I want to take that further and to see businesses signing up openly to the ICO’s code of practice to demonstrate to their users that their services adhere to the highest standards. I cannot remember who asked, in an intervention, whether some sort of kitemark might be useful for internet sites. If an internet company signs up to the code of practice and adheres to it, I think that that information should be clearly displayed on their home page for the reassurance of consumers. Indeed, a link to that code of practice might be provided—not necessarily 36 pages of dense text, but an easy-to-read summary that aids the consumer in understanding privacy implications.
One of the difficulties with kitemarks on the internet is that one often has to go to a particular site to obtain certain information, and if one leaves a site that does not have a kitemark, one does not get any information. Although the kitemark is a good idea in principle, it would have to be exhaustively followed in order to succeed.
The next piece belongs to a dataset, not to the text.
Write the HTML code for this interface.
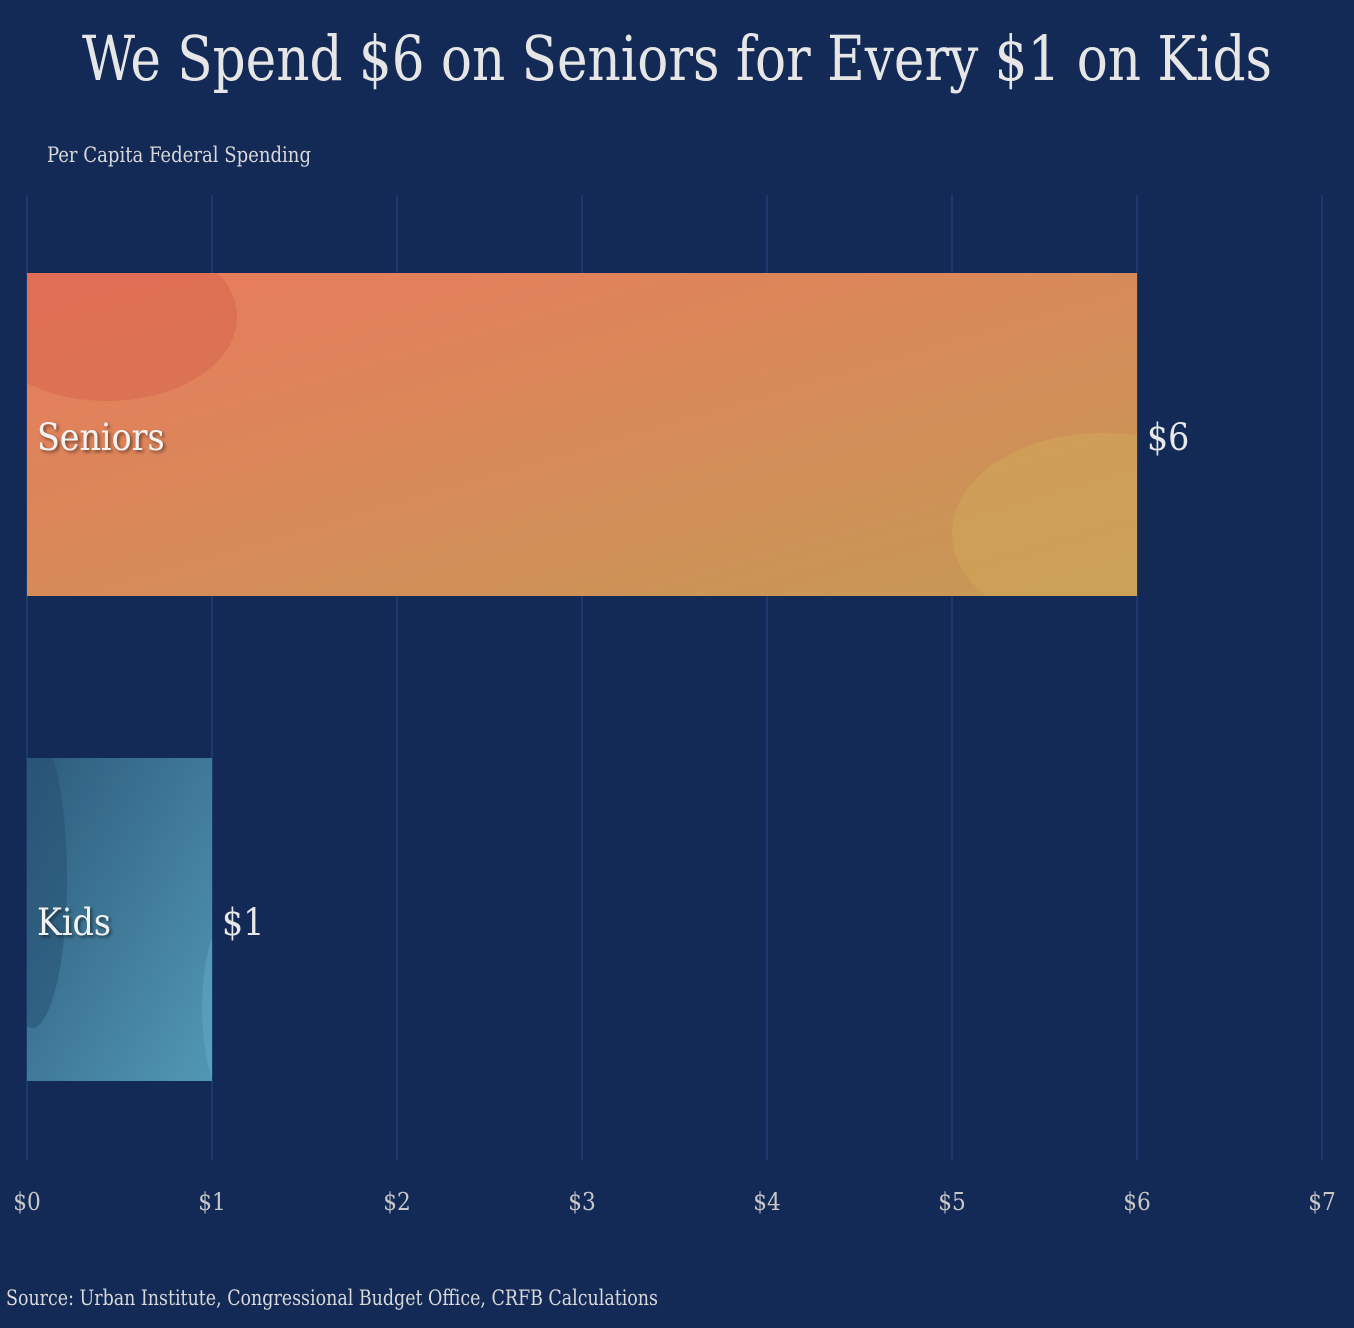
<!DOCTYPE html>
<html><head><meta charset="utf-8">
<style>
html,body{margin:0;padding:0;background:#132a57;}
body{width:1354px;height:1324px;overflow:hidden;font-family:"DejaVu Serif Condensed","DejaVu Serif","Liberation Serif",serif;}
</style></head>
<body>
<svg id="chart" width="1354" height="1324" xmlns="http://www.w3.org/2000/svg">
<defs>
<linearGradient id="gSen" x1="0" y1="0" x2="1" y2="1">
<stop offset="0" stop-color="#ea7a5d"/><stop offset="1" stop-color="#c49a55"/>
</linearGradient>
<linearGradient id="gKid" x1="0" y1="0" x2="1" y2="1">
<stop offset="0" stop-color="#2d5b7c"/><stop offset="1" stop-color="#5198b4"/>
</linearGradient>
<clipPath id="cSen"><rect id="cSenR" x="0" y="0" width="0" height="0"/></clipPath>
<clipPath id="cKid"><rect id="cKidR" x="0" y="0" width="0" height="0"/></clipPath>
<filter id="sh"><feDropShadow dx="2" dy="2" stdDeviation="1.5" flood-color="#000" flood-opacity="0.5"/></filter>
</defs>
<text x="677" y="80" text-anchor="middle" font-size="62" fill="#e6e6e6" textLength="1190" lengthAdjust="spacingAndGlyphs">We Spend $6 on Seniors for Every $1 on Kids</text>
<text x="47" y="162" font-size="21" fill="#d8d8d8" textLength="264" lengthAdjust="spacingAndGlyphs">Per Capita Federal Spending</text>
<g id="grid"></g>
<g id="bars"></g>
<g id="ticks"></g>
<text x="6" y="1305" font-size="21" fill="#d8d8d8" textLength="652" lengthAdjust="spacingAndGlyphs">Source: Urban Institute, Congressional Budget Office, CRFB Calculations</text>
</svg>
<script>
const categories = ["Seniors", "Kids"];
const values = [6, 1];
const valueLabels = ["$6", "$1"];
const tickValues = [0,1,2,3,4,5,6,7];
const tickLabels = ["$0","$1","$2","$3","$4","$5","$6","$7"];

const NS = "http://www.w3.org/2000/svg";
const x0 = 27, x1 = 1322, xMax = 7;
const xs = v => x0 + (x1 - x0) * v / xMax;
const bandTop = 273, bandStep = 485, barH = 323;
const ys = i => bandTop + i * bandStep;
function mk(tag, attrs, parent){const e=document.createElementNS(NS,tag);for(const k in attrs)e.setAttribute(k,attrs[k]);parent.appendChild(e);return e;}

const grid = document.getElementById('grid');
const ticks = document.getElementById('ticks');
tickValues.forEach((t,i)=>{
  const l = mk('line',{x1:xs(t),x2:xs(t),y1:195,y2:1160,stroke:'#24417a','stroke-width':1.2},grid);
  
  
  const tx = mk('text',{x:xs(t),y:1210,'text-anchor':'middle','font-size':24,fill:'#c8c8c8'},ticks);
  tx.textContent = tickLabels[i];
  
  
});

const bars = document.getElementById('bars');
categories.forEach((c,i)=>{
  const y = ys(i), w = xs(values[i]) - x0;
  const g = mk('g',{},bars);
  
  
  const clipId = i===0?'cSen':'cKid';
  const cr = document.getElementById(clipId+'R');
  cr.setAttribute('x',x0);cr.setAttribute('y',y);cr.setAttribute('width',w);cr.setAttribute('height',barH);
  mk('rect',{x:x0,y:y,width:w,height:barH,fill:i===0?'url(#gSen)':'url(#gKid)'},g);
  const cg = mk('g',{'clip-path':'url(#'+clipId+')'},g);
  if(i===0){
    mk('ellipse',{cx:x0+80,cy:y+44,rx:130,ry:84,fill:'#d2604a',opacity:0.45},cg);
    mk('ellipse',{cx:x0+w-35,cy:y+260,rx:150,ry:100,fill:'#cfa85a',opacity:0.55},cg);
  } else {
    mk('ellipse',{cx:x0+5,cy:y+120,rx:35,ry:150,fill:'#244d70',opacity:0.5},cg);
    mk('ellipse',{cx:x0+w+25,cy:y+250,rx:35,ry:100,fill:'#6ab2c8',opacity:0.4},cg);
  }
  const lab = mk('text',{x:x0+10,y:y+177,'font-size':37,fill:'#f2f2f2',filter:'url(#sh)'},g);
  lab.textContent = c;
  
  
  const vl = mk('text',{x:xs(values[i])+10,y:y+177,'font-size':37,fill:'#e8e8e8'},bars);
  vl.textContent = valueLabels[i];
  
  
});
</script>
</body></html>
I understand the hon. Gentleman’s point, but I want to see self-regulation and voluntary action by organisations on the internet. That is a theme that I want to develop in my speech—I have only one hour and 10 minutes remaining, so I will try to speed up a bit. We have a code of practice that many companies say they adhere to, so that information should be made available to consumers. Critical momentum could be built up if more well-known and legitimate websites signed up to the code, made that plain on their home pages and allowed consumers to see what that code states.